XML-RPC (note the duration is not serialized correctly, time zone and us info is lost):
<struct><member><name>data</name><value><array><data><value><i4>1</i4></value><value><string>two</string></value><value/><value><dateTime.iso8601>20100505T15:35:02</dateTime.iso8601></value><value><boolean>0</boolean></value><value><dateTime.iso8601>19700101T00:00:00</dateTime.iso8601></value><value><array><data><value><struct></struct></value><value><array><data/></array></value><value><string>three "things"</string></value></data></array></value><value><dateTime.iso8601>00000203T10:00:00</dateTime.iso8601></value><value><dateTime.iso8601>20100516T13:31:23</dateTime.iso8601></value><value><base64>aGVsbG8sIGhvdydzIGl0IGdvaW5nLCB0aGlzIGlzIGEgbG9uZyBzdHJpbmcsIHlvdSBrbm93IFhYWFhYWFhYWFhYWFhYWFhYWFhYWFhYWA==</base64></value><value><struct><member><name>a</name><value><double>2.000000</double></value></member><member><name>b</name><value><string>hello</string></value></member><member><name>key</name><value><boolean>1</boolean></value></member></struct></value></data></array></value></member></struct>

JSON (minus the binary data that cannot be serialized, note dates are serialized as strings):
[ 1, "two", null, "2010-05-05 15:35:02.100 Wed +02:00 (CEST)", false, "1970-01-01 00:00:00 Thu Z (UTC)", [ { }, [ ], "three \"things\"" ], "", "2010-05-16 13:32:44.792114 Sun +02:00 (CEST)", { "a" : 2, "b" : "hello", "key" : true } ]

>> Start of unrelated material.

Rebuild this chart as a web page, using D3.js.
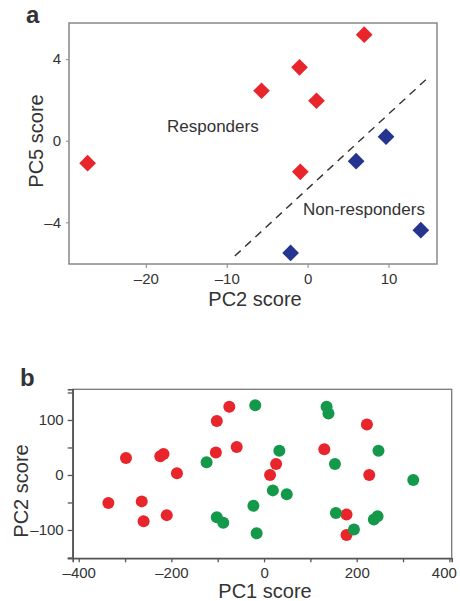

The incredible thing was that I could not find any standard YAML-RPC protocol definition. The closest I could find was a partially-documented protocol called !okay/rpc. So I just implemented a simple YAML-RPC handler and client based on JSON-RPC 1.1 and it works great. I will probably simplify it a bit more to be a little more like !okay/rpc but with a described fault message, then document it and put it online for people to review.

I'm really happy I found YAML; it's conciseness, extensibility, and readability make it a far superior alternative to XML and XML-RPC for data serialization for Qore. In the future I will look at making it possible to serialize and deserialize objects as well - if a class supports writing out its state by using Qore data that can be then passed to the appropriate constructor or other such method on the remote end, it would solve this problem.

Note that Qore's YAML module still is undocumented, but is stable and somewhat tested. IT requires qore 0.8.0+ (still unreleased - only in svn).

Tuesday, April 20, 2010

Time Zone Support

Time zone support has recently been added to qore in svn; version 0.8.0 will support time zones. Qore uses the system's zoneinfo database (if it can find it) to load in information about daylight savings time and time zone names, etc.

The entire date/time implementation was internally reimplemented for this change, although the old APIs remain for backwards-compatibility. Basically now all absolute date/time values not having an explicit time zone identifier will be assumed to be local time.

During the change I also extended the precision of relative and absolute date/time values to the microsecond (1,000,000th of a second), previously it was only to the millisecond.